I happen to be married to a pretty amazing guy. He’s not perfect, but he’s pretty friggin close. He is the epitome of patience, has the kindest eyes I’ve ever seen and exudes this sort of considerate, warm, aura that you just can’t help but experience when you’re around him. And he’s thoughtful, like ridiculously thoughtful. His thoughtfulness is one of the things I love most about him. The point of this gushy rant is not to brag. I know how lucky I am to have this man in my life. But even though I realize that marriage is NOT a competition, sometimes I find myself falling a bit short in the relationship, and a tinge of self-doubt sets in as I wonder if I give enough….if I am enough.
We recently celebrated our 6 year wedding anniversary, and in true Steph-form, I left purchasing a gift to the absolute last minute. I knew my procrastination was me simply avoiding having to think of what to get him because the truth was, I had no clue what he wanted. I tried to rationalize that he is just impossible to shop for, that his gadget/electronic obsession was just too difficult for me to navigate through. My mind began to wander to all the generic gifts I had given him in the past; clothes, cologne, gift cards. And then it hit me that perhaps I was missing this thoughtfulness factor for gift giving that seems to be so effortless to my husband. I felt awful and I panicked.

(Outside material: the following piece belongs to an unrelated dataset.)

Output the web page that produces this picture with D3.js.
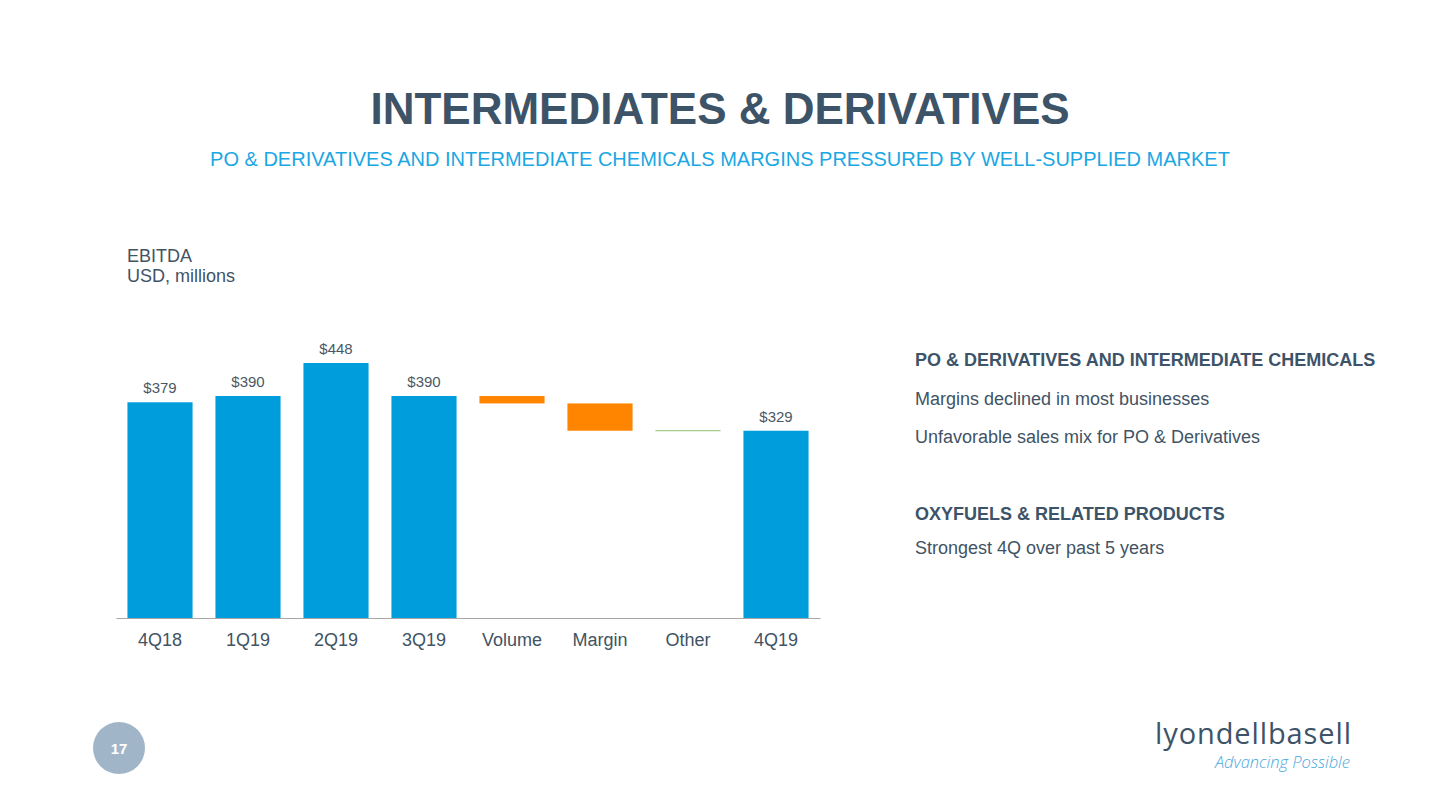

This panic led me to do something really stupid and shallow.
I drove down to Ogilvy’s, marched into a high-end designer store that my husband cares nothing about and proceeded to buy him a wallet for an obscene amount of money. It felt so wrong and empty. Deep down I think I knew that my simple husband would HATE this wallet. But I managed to convince myself that he would appreciate this grand gesture and would be blinded enough by the extravagance to ignore the lack of thought that was put into the gift. Unfortunately, the excessiveness of this gift did not absolve me of my guilt.
Just as I suspected, when my husband opened the gift, his eyes grew big as he exclaimed, “Steph, why did you do this?” My instinct was to get defensive, to turn this around on him and blame him for being the hardest man on earth to shop for. I stuck to this argument for a few minutes as I accused him of not being appreciative. But the truth was gnawing away at me. I finally broke down and told him that I knew this wallet was a horrible idea, but that I was embarrassed that I could not produce a thoughtful, personal gift for him on our anniversary. He comforted me and reassured me and wiped my tears. And then he was really honest with me. He confessed that he had in fact dropped some hints that I just neglected to pick up on and that although he loves me with all his heart, that sometimes, I don’t really listen to him.
This hit me like a ton of bricks. I listen to people for a living and here I have my husband telling me that he doesn’t feel heard?!?! But the thing is, he was right. And although I felt wounded by his confession, I had to take ownership of it.
So I returned the wallet. And I listened to him. And I ended up buying him a drone that he had been eyeing for a while. It wasn’t fancy, but it was heartfelt. And he loved it. Who knew that buying the worst anniversary gift ever would have taught me so much.